But results do not alter facts; and in these busy days people are generally content to see your tree of knowledge; they have no time to climb its branches to look for the fruit of wisdom!
We have changed our pilgrim weeds for an ulster of the latest cut, and our Missal for a “Murray” or “Baedeker,” but are we really so much wiser than our forefathers?
Alas! we have but changed the object, and human nature, gullible ever, sees no reason why it should not flock in thousands to drop a visiting card into the tomb (so called) of “Juliet” at Verona, with as fond credulity as their fathers, when they deposited their candle at the tomb of some miracle-working saint; with this difference, however—that the latter was deposited for the glory and praise of the saint, and the former of the sinner himself. Who could say, after that, that he had not seen it!
I happened, when there, to make some irreverent remarks about that tomb. I had walked out to see it on a hot afternoon, and I found it inconveniently far. One is accustomed to have these places “grouped,” and I was displeased with Juliet for not being buried nearer home—it was an oversight—but perhaps it had been arranged for the benefit of the carriage-drivers. Juliet was public-spirited, and thought of all classes, and their interests. I did not think of all these extenuating circumstances then, however, and so I said unbelieving things about her tomb.
[Pg 198] The custode was deeply pained, as an orthodox custode ought to be. He remonstrated with me first, and then he pointed to the wall. “Ecco, Signor! è scritto, è scritto è verissimo!”
And there indeed it was written, in good set terms, and in two or three languages, for the benefit of all non-literary or unbelieving pilgrims.
I have often thought since how many people there are, like my friend the custode, to whom the magic “it is written” is sufficient ground for their faith, without further consideration as to when and how.
Some time ago a friend of mine encountered a portly Western American tourist at Kenilworth. He came in a hurry, and asked to be shown the part “wrote up” by Scott. He gazed for a few minutes, and then departed as quickly as he came. To him Kenilworth was merely a place “wrote up” by Scott, and no doubt he had Warwick and Stratford-on-Avon to see that same afternoon, before going on to Liverpool.
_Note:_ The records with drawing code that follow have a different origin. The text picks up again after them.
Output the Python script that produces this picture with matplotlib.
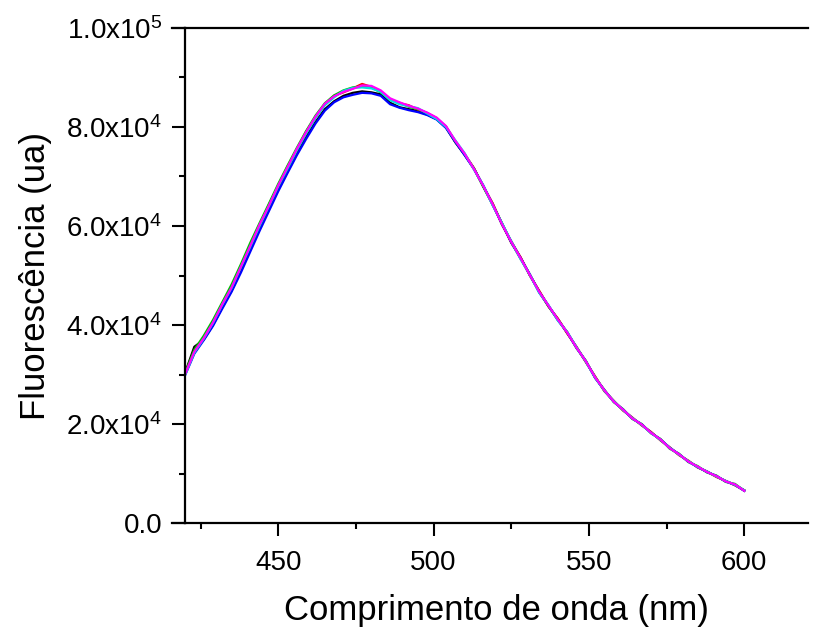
import matplotlib
matplotlib.use("Agg")
import matplotlib.pyplot as plt
from matplotlib.ticker import FixedLocator, MultipleLocator
from matplotlib.lines import Line2D
import numpy as np

plt.rcParams['font.family'] = ['Liberation Sans', 'DejaVu Sans']
plt.rcParams['mathtext.fontset'] = 'custom'
plt.rcParams['mathtext.rm'] = 'Liberation Sans'

# wavelengths (nm), 3 nm step from 420 to 600
wavelength = list(range(420, 601, 3))

# fluorescence, in thousands of a.u.
black = [30.3, 35.6, 37.0, 40.0, 43.6, 47.0, 51.0, 55.3, 59.5, 63.4, 67.4, 71.0, 74.6, 78.0, 81.0,
         83.6, 85.2, 86.3, 86.9, 87.2, 87.0, 86.6, 84.9, 84.0, 83.6, 83.2, 82.5, 81.6, 79.9, 76.9,
         74.4, 71.6, 68.0, 64.5, 60.3, 56.9, 53.6, 50.0, 46.8, 43.8, 41.2, 38.4, 35.5, 32.6, 29.5,
         26.7, 24.6, 22.8, 21.2, 19.8, 18.3, 16.8, 15.2, 13.8, 12.5, 11.3, 10.4, 9.4, 8.5, 7.7, 6.6]
red = [30.1, 34.8, 37.5, 40.6, 44.0, 47.8, 51.6, 56.2, 60.1, 64.3, 68.0, 72.0, 75.4, 79.1, 81.9,
       84.5, 86.3, 87.0, 87.8, 88.7, 88.1, 87.2, 85.6, 84.8, 84.4, 83.5, 82.8, 81.8, 80.0, 77.1,
       74.5, 71.7, 68.0, 64.6, 60.5, 56.6, 53.7, 50.0, 46.9, 43.7, 41.3, 38.3, 35.6, 32.5, 29.6,
       26.6, 24.7, 22.7, 21.3, 19.7, 18.4, 16.7, 15.3, 13.7, 12.6, 11.2, 10.4, 9.3, 8.5, 7.6, 6.6]
green = [30.2, 35.0, 37.8, 41.0, 44.6, 48.2, 52.3, 56.6, 60.6, 64.5, 68.5, 72.2, 75.8, 79.2, 82.3,
         84.8, 86.4, 87.4, 88.0, 88.2, 88.0, 87.0, 85.5, 84.9, 84.1, 83.6, 82.8, 81.7, 80.1, 77.0,
         74.4, 71.6, 67.9, 64.3, 60.6, 56.7, 53.4, 50.2, 46.6, 43.8, 41.0, 38.6, 35.3, 32.8, 29.3,
         26.9, 24.4, 23.0, 21.0, 20.0, 18.1, 17.0, 15.0, 14.0, 12.3, 11.5, 10.2, 9.6, 8.3, 7.9, 6.5]
blue = [29.8, 34.2, 36.9, 39.8, 43.3, 46.7, 50.6, 54.8, 59.0, 63.0, 67.0, 70.7, 74.3, 77.6, 80.7,
        83.3, 85.0, 86.0, 86.5, 86.9, 86.8, 86.3, 84.6, 83.9, 83.4, 83.0, 82.4, 81.5, 79.8, 77.0,
        74.3, 71.5, 68.2, 64.3, 60.5, 56.7, 53.5, 50.2, 46.6, 43.9, 41.0, 38.5, 35.4, 32.7, 29.3,
        26.8, 24.5, 22.9, 21.1, 19.9, 18.2, 16.9, 15.2, 13.9, 12.4, 11.3, 10.3, 9.5, 8.4, 7.7, 6.5]
cyan = [29.9, 34.4, 37.2, 40.4, 44.1, 47.5, 51.7, 55.8, 60.0, 64.0, 68.0, 71.6, 75.3, 78.7, 81.8,
        84.4, 86.0, 87.3, 87.9, 88.0, 87.8, 87.1, 85.4, 84.6, 84.2, 83.8, 82.7, 81.6, 80.0, 77.3,
        74.7, 71.4, 68.2, 64.2, 60.6, 56.9, 53.3, 50.1, 46.5, 44.0, 40.9, 38.6, 35.5, 32.6, 29.4,
        26.7, 24.6, 22.8, 21.2, 19.8, 18.2, 16.8, 15.2, 13.8, 12.5, 11.3, 10.4, 9.4, 8.5, 7.7, 6.6]
magenta = [30.0, 34.6, 37.3, 40.5, 44.2, 47.6, 51.8, 56.0, 60.3, 64.1, 68.2, 71.9, 75.6, 79.0, 82.1,
           84.7, 86.2, 87.1, 87.7, 88.4, 88.3, 87.4, 85.8, 85.0, 84.3, 83.7, 82.9, 81.9, 80.2, 77.2,
           74.6, 71.5, 68.1, 64.4, 60.4, 56.8, 53.5, 50.1, 46.7, 43.9, 41.1, 38.5, 35.4, 32.7, 29.4,
           26.8, 24.5, 22.9, 21.1, 19.9, 18.2, 16.9, 15.1, 13.9, 12.4, 11.4, 10.3, 9.5, 8.4, 7.8, 6.5]

series = [black, red, green, blue, cyan, magenta]
colors = ['#000000', '#ff0000', '#00c000', '#0000ff', '#00e0e0', '#ff00ff']

x_ticks = [450, 500, 550, 600]
y_ticks = [0, 20000, 40000, 60000, 80000, 100000]
y_tick_labels = ['0.0', r'$\mathregular{2.0x10^{4}}$', r'$\mathregular{4.0x10^{4}}$',
                 r'$\mathregular{6.0x10^{4}}$', r'$\mathregular{8.0x10^{4}}$',
                 r'$\mathregular{1.0x10^{5}}$']

fig = plt.figure(figsize=(8.13, 6.35), dpi=100)
ax = fig.add_axes([185 / 813, 1 - 523 / 635, (808 - 185) / 813, (523 - 28) / 635])

x = np.array(wavelength)
for s, c in zip(series, colors):
    ax.plot(x, np.array(s) * 1000, color=c, lw=1.6)

ax.set_xlim(420, 620.5)
ax.set_ylim(0, 100000)

ax.xaxis.set_major_locator(FixedLocator(x_ticks))
ax.xaxis.set_minor_locator(MultipleLocator(25))
ax.yaxis.set_major_locator(FixedLocator(y_ticks))
ax.yaxis.set_minor_locator(MultipleLocator(10000))
ax.set_yticklabels(y_tick_labels)

ax.spines['right'].set_visible(False)
for sp in ['left', 'top', 'bottom']:
    ax.spines[sp].set_linewidth(1.6)

ax.tick_params(which='major', direction='out', length=9.5, width=1.5, labelsize=20)
ax.tick_params(which='minor', direction='out', length=4.5, width=1.5)
ax.tick_params(axis='y', which='major', pad=7)
ax.tick_params(axis='x', which='major', pad=10)

# extend top and bottom axis lines slightly to the left of the y axis
ext = 13 / 623
for yy in (0, 1):
    ax.add_line(Line2D([-ext, 0], [yy, yy], transform=ax.transAxes, color='black',
                       lw=1.6, clip_on=False))

ax.set_xlabel('Comprimento de onda (nm)', fontsize=25, labelpad=13)
ax.set_ylabel('Fluorescência (ua)', fontsize=25, labelpad=10)

fig.savefig('out.png', dpi=100)
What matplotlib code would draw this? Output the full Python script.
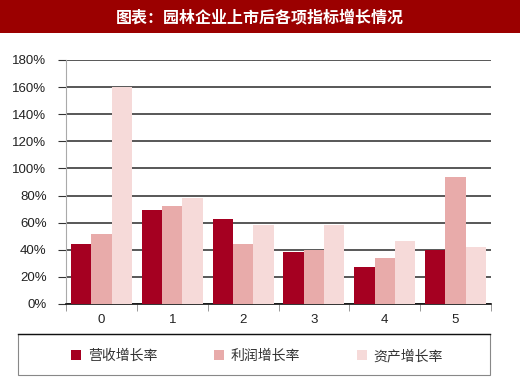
import matplotlib.pyplot as plt
import matplotlib.patches as mpatches
import numpy as np

plt.rcParams['font.family'] = ['Liberation Sans', 'Noto Sans CJK SC', 'DejaVu Sans']

# data
groups = ['0', '1', '2', '3', '4', '5']
revenue = [44, 69, 63, 38, 27.5, 40]
profit = [51.5, 72.5, 44, 40, 34, 94]
assets = [160, 78.5, 58.5, 58.5, 46.5, 42]
series_names = ['营收增长率', '利润增长率', '资产增长率']
colors = ['#A50021', '#E8ABAA', '#F6DAD9']

W, H = 520, 381
fig = plt.figure(figsize=(W / 100, H / 100), dpi=100)

# title bar
fig.patches.append(mpatches.Rectangle((0, 1 - 33 / H), 1, 33 / H, transform=fig.transFigure,
                                      facecolor='#9B0000', edgecolor='none', zorder=0))
fig.text(0.5, 1 - 17 / H, '图表：园林企业上市后各项指标增长情况', color='white',
         fontsize=11.5, fontweight='bold', ha='center', va='center',
         family=['Noto Sans CJK SC', 'DejaVu Sans'])

ax = fig.add_axes([66 / W, 1 - 304 / H, 425 / W, 244 / H])
x = np.arange(len(groups))
bw = 0.287
for i, (vals, c, name) in enumerate(zip([revenue, profit, assets], colors, series_names)):
    ax.bar(x + (i - 1) * bw, vals, width=bw, color=c, label=name, zorder=3)

ax.set_xlim(-0.5, len(groups) - 0.5)
ax.set_ylim(0, 180)
ax.set_yticks(np.arange(0, 181, 20))
ax.set_yticklabels([f'{v}%' for v in range(0, 181, 20)], fontsize=9.5, color='#222222')
ax.yaxis.grid(True, color='#2a2a2a', linewidth=1.1, zorder=0)

ax.set_xticks(x)
ax.set_xticklabels(groups, fontsize=9.5, color='#222222')
ax.set_xticks(np.arange(-0.5, len(groups), 1), minor=True)
ax.tick_params(axis='x', which='major', length=0, pad=7)
ax.tick_params(axis='x', which='minor', length=5, color='#888888')
ax.tick_params(axis='y', length=6, color='#333333', pad=8)

for s in ['top', 'right']:
    ax.spines[s].set_visible(False)
ax.spines['left'].set_color('#aaaaaa')
ax.spines['bottom'].set_color('#111111')
ax.spines['bottom'].set_linewidth(1.2)

# legend box
fig.patches.append(mpatches.Rectangle((18 / W, 1 - 375 / H), 472 / W, 41 / H,
                                      transform=fig.transFigure, facecolor='white',
                                      edgecolor='#888888', linewidth=0.8, zorder=1))
fig.lines.append(plt.Line2D([18 / W, 490 / W], [1 - 334 / H, 1 - 334 / H],
                            transform=fig.transFigure, color='#111111', linewidth=1.0, zorder=2))

handles, labels = ax.get_legend_handles_labels()
leg = fig.legend(handles, labels, loc='center', ncol=3,
                 bbox_to_anchor=(257 / W, 1 - 356 / H),
                 frameon=False,
                 handlelength=0.7, handleheight=0.7, handletextpad=0.5,
                 columnspacing=4.1, borderaxespad=0,
                 prop={'family': ['Noto Sans CJK SC', 'DejaVu Sans'], 'size': 10})
for t in leg.get_texts():
    t.set_color('#333333')

fig.savefig('out.png', dpi=100)
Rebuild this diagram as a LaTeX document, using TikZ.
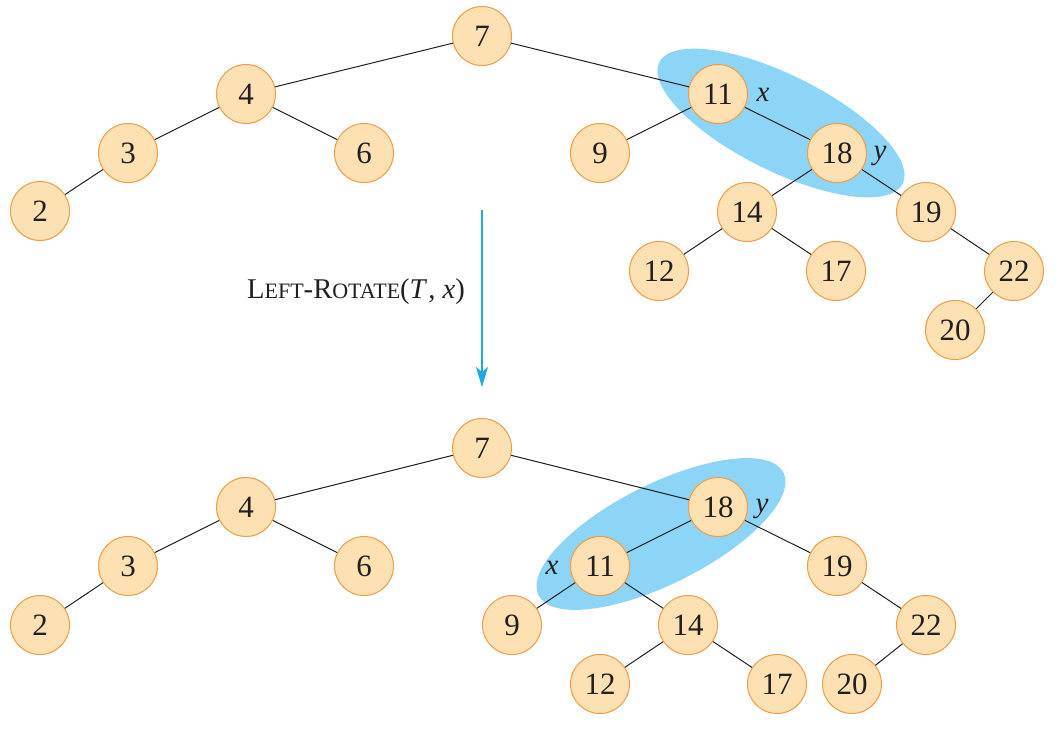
\documentclass[tikz,border=0pt]{standalone}
\usepackage{fontspec}
\setmainfont{Liberation Serif}
\usetikzlibrary{arrows.meta}
\definecolor{nodefill}{HTML}{FDE1B3}
\definecolor{nodeedge}{HTML}{F29A45}
\definecolor{hilite}{HTML}{8DD5F6}
\definecolor{arrowblue}{HTML}{1DA9E1}
\definecolor{ink}{HTML}{231F20}
\newcommand{\bigc}{\fontsize{14.3}{14.3}\selectfont}
\newcommand{\smallc}{\fontsize{11}{11}\selectfont}
\begin{document}
\begin{tikzpicture}[x=0.5pt,y=-0.5pt,
  tnode/.style={circle,draw=nodeedge,fill=nodefill,line width=0.5pt,minimum size=29.5pt,inner sep=0pt,font=\fontsize{15.5}{15.5}\selectfont,text=ink},
  edge/.style={draw=ink,line width=0.5pt},
  lbl/.style={font=\fontsize{14.5}{14.5}\selectfont\itshape,text=ink},
  hl/.style={fill=hilite,draw=none}]
\useasboundingbox (0,0) rectangle (1056,732);
% highlight ellipses
\fill[hl] (781,123) ellipse[x radius=68pt, y radius=24pt, rotate=-26.5];
\fill[hl] (661,534) ellipse[x radius=68.5pt, y radius=25pt, rotate=26.6];
% top tree
\node[tnode] (t7) at (482,36) {7};
\node[tnode] (t4) at (246,94) {4};
\node[tnode] (t3) at (128,153) {3};
\node[tnode] (t6) at (364,153) {6};
\node[tnode] (t2) at (40,211) {2};
\node[tnode] (t11) at (718,94) {11};
\node[tnode] (t9) at (600,153) {9};
\node[tnode] (t18) at (837,153) {18};
\node[tnode] (t14) at (747,212) {14};
\node[tnode] (t19) at (926,212) {19};
\node[tnode] (t12) at (659,271) {12};
\node[tnode] (t17) at (836,271) {17};
\node[tnode] (t22) at (1014,271) {22};
\node[tnode] (t20) at (955,330) {20};
\draw[edge] (t7)--(t4) (t4)--(t3) (t4)--(t6) (t3)--(t2)
  (t7)--(t11) (t11)--(t9) (t11)--(t18) (t18)--(t14) (t18)--(t19)
  (t14)--(t12) (t14)--(t17) (t19)--(t22) (t22)--(t20);
\node[lbl] (tx) at (763,95) {x};
\node[lbl] (ty) at (880,156) {y};
% arrow and label
\coordinate (as) at (482,210);
\coordinate (ae) at (482,387);
\draw[arrowblue,line width=0.55pt,-{Stealth[length=10pt,width=6pt,inset=2.5pt]}] (as)--(ae);
\node[text=ink] (op) at (356,292) {\bigc L\smallc EFT\bigc-R\smallc OTATE\bigc(\textit{T}\kern0.5pt, \textit{x})};
% bottom tree
\node[tnode] (b7) at (482,448) {7};
\node[tnode] (b4) at (246,507) {4};
\node[tnode] (b3) at (128,566) {3};
\node[tnode] (b6) at (364,566) {6};
\node[tnode] (b2) at (40,625) {2};
\node[tnode] (b18) at (718,507) {18};
\node[tnode] (b11) at (600,566) {11};
\node[tnode] (b19) at (837,566) {19};
\node[tnode] (b9) at (512,625) {9};
\node[tnode] (b14) at (688,625) {14};
\node[tnode] (b22) at (926,625) {22};
\node[tnode] (b12) at (600,684) {12};
\node[tnode] (b17) at (777,684) {17};
\node[tnode] (b20) at (852,684) {20};
\draw[edge] (b7)--(b4) (b4)--(b3) (b4)--(b6) (b3)--(b2)
  (b7)--(b18) (b18)--(b11) (b18)--(b19) (b11)--(b9) (b11)--(b14)
  (b14)--(b12) (b14)--(b17) (b19)--(b22) (b22)--(b20);
\node[lbl] (bx) at (552,568) {x};
\node[lbl] (by) at (762,509) {y};
\end{tikzpicture}
\end{document}
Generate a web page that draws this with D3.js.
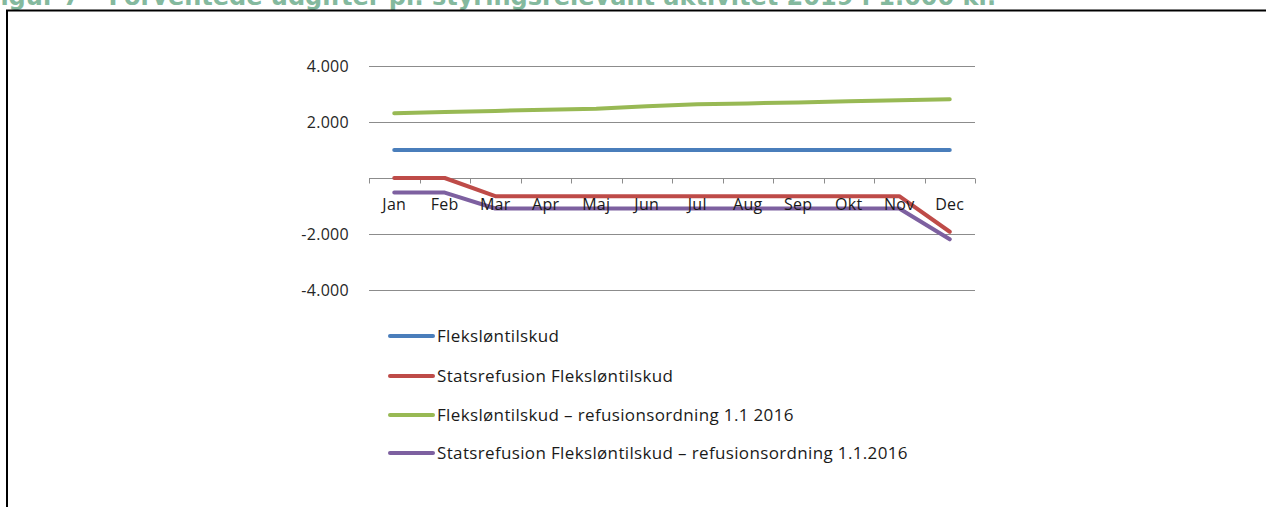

There are pilgrims who certainly carry a feeling of duty into all things. Wherever they go they mean work!
This quality pre-eminently distinguishes the English-speaking world, and it always fills our Continental, or Oriental, neighbours with lazy wonder. “Oh, these Englishwomen! they have legs and stomachs of bronze!” I once heard an Italian say.
We are inclined to overdo it. I think an occasional rest-day is as necessary to the tired brain as the photographer’s dark room is to the development of the negative impression—without it the brain would, indeed, record a “negative impression.”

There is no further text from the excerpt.